Lauren Carter e Joe Grimm: experimentos com pipas e V.L.F.



















Para ver e ouvir o experimento:

https://www.youtube.com/watch?v=4YgAi4eiU7U

Boas histórias e experimentos dos primórdios da computação musical são as de que se colocavam rádios sobre os processadores dos computadores antigos e eram escritos programas com instruções cíclicas. Esses ciclos eram calculados de maneira a emitir uma sequência de tarefas no processador cuja emissão eletromagnética gerava padrões sonoros que eram captados pelos rádios.


Infelizmente não consegui encontrar exemplos desses aparatos na internet porém, no livro Handmade Electronic Music*, Nicolas Collins menciona a instalação de Gert-Jan Prins e David First na exposição "Sub-V" no laboratório STEIM em Amsterdam como uma recriação dos processos acima. 


*Capítulo 1 - Circuit Sniffing: Eavesdropping on Hidden Magnetic Music, pág.15.



3) Fazer mapeamento de equipamentos e rotas na cidade onde ocorrem grandes concentrações dessas ondas.

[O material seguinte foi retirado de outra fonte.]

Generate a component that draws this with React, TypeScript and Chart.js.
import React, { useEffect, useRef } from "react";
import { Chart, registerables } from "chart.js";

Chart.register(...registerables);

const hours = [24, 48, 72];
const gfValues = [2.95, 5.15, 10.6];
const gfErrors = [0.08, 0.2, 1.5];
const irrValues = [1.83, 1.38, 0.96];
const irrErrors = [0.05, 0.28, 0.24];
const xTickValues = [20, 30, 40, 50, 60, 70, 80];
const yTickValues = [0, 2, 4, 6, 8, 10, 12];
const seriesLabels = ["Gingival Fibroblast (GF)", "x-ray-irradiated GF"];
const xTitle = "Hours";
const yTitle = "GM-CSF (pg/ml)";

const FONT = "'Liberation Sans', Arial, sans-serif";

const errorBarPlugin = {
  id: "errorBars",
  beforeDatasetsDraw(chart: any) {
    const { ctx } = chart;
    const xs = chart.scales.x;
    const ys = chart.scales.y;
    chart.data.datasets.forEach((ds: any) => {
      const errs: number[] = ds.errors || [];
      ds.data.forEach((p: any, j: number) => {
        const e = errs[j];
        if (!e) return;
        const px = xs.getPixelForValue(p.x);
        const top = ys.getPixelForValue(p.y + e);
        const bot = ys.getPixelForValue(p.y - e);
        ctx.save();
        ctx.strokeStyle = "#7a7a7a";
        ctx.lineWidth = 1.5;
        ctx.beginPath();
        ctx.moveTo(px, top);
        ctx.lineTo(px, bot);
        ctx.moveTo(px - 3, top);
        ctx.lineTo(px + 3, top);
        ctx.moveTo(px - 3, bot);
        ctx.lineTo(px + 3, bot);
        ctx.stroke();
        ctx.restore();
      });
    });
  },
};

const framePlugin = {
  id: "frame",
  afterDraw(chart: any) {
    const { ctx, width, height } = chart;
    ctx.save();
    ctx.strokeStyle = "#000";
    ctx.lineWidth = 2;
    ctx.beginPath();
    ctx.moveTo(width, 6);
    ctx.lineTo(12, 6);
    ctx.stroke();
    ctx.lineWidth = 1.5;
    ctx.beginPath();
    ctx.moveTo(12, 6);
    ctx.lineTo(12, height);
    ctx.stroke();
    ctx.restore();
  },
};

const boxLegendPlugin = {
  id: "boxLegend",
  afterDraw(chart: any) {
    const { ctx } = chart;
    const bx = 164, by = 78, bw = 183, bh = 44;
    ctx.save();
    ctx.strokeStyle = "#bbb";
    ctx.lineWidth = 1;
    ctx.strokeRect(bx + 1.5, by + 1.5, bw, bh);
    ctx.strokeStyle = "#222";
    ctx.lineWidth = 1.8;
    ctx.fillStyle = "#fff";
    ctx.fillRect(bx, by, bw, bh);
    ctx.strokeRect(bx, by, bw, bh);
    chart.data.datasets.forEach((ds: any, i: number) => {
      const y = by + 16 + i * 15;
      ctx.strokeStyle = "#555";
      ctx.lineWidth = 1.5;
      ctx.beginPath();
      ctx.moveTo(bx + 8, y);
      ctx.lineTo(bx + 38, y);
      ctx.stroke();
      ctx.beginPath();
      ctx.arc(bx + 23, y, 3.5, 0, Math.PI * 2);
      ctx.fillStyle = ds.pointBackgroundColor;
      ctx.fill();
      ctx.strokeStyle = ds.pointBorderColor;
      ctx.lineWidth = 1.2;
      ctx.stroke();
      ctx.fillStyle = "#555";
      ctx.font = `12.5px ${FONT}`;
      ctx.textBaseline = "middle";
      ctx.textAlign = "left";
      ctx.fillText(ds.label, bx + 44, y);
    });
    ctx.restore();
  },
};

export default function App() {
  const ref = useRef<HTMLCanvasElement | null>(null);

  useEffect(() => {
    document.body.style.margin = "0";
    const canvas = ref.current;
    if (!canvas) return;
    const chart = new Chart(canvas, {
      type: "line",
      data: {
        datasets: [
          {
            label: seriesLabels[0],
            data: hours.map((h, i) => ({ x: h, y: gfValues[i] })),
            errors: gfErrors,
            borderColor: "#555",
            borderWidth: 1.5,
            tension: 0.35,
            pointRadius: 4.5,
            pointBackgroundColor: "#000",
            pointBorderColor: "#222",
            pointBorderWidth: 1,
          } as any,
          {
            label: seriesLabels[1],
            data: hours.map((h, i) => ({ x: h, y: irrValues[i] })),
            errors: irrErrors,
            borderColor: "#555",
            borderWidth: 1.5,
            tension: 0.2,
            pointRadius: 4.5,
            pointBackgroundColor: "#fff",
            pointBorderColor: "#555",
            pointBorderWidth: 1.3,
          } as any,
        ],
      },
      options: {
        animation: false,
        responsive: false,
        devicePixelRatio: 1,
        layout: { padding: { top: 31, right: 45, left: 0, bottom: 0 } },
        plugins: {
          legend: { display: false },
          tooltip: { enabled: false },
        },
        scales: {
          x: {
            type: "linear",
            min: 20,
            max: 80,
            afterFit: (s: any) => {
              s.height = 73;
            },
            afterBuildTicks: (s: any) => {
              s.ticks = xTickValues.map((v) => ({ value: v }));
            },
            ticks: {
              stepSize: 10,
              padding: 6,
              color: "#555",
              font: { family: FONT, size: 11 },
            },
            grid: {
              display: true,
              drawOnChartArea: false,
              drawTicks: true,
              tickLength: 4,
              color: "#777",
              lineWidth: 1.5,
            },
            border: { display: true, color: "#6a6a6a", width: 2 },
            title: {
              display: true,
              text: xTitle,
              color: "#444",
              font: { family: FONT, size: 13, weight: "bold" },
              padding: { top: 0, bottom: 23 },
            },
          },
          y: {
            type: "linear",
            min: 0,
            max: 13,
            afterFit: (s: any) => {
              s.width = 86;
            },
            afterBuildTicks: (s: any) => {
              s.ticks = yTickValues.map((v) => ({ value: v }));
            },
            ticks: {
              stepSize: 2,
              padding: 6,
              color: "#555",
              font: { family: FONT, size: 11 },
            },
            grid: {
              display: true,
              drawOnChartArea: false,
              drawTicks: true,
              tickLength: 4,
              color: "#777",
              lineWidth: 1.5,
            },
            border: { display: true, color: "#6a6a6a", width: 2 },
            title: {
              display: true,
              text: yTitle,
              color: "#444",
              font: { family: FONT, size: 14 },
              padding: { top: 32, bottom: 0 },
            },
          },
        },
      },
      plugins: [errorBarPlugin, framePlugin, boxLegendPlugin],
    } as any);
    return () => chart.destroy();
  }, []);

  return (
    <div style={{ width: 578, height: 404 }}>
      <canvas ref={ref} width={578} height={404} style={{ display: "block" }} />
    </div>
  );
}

Por volta dos anos 70 a artista alemã Christina Kubisch começou a usar indução eletromagnética para transmitir campos sonoros em fios que ela organizava em espaços e salas de exibição de maneira a formar labirintos sonoros. Eles eram montados em instalações onde as pessoas caminhavam pelos labirintos com fones especialmente feitos para captar esses campos eletromagnéticos.  em 2003 ela deu início a uma outra série de instalações site-specific chamada "Electrical Walks". Dando seguimento a pesquisa de décadas anteriores, os fones agora já bem mais desenvolvidos são utilizados para escutar "marcos sonoros" nas cidades resultantes de sinais eletromagnéticos emanados de fios de energia, postes, maquinaria pesada, portas automáticas, caixas eletrônicos, elevadores, etc. Esses marcos são vasculhados e mapeados e em seguida, experimentados pelas pessoas que com os fones, seguem os mapas das Electrical Walks.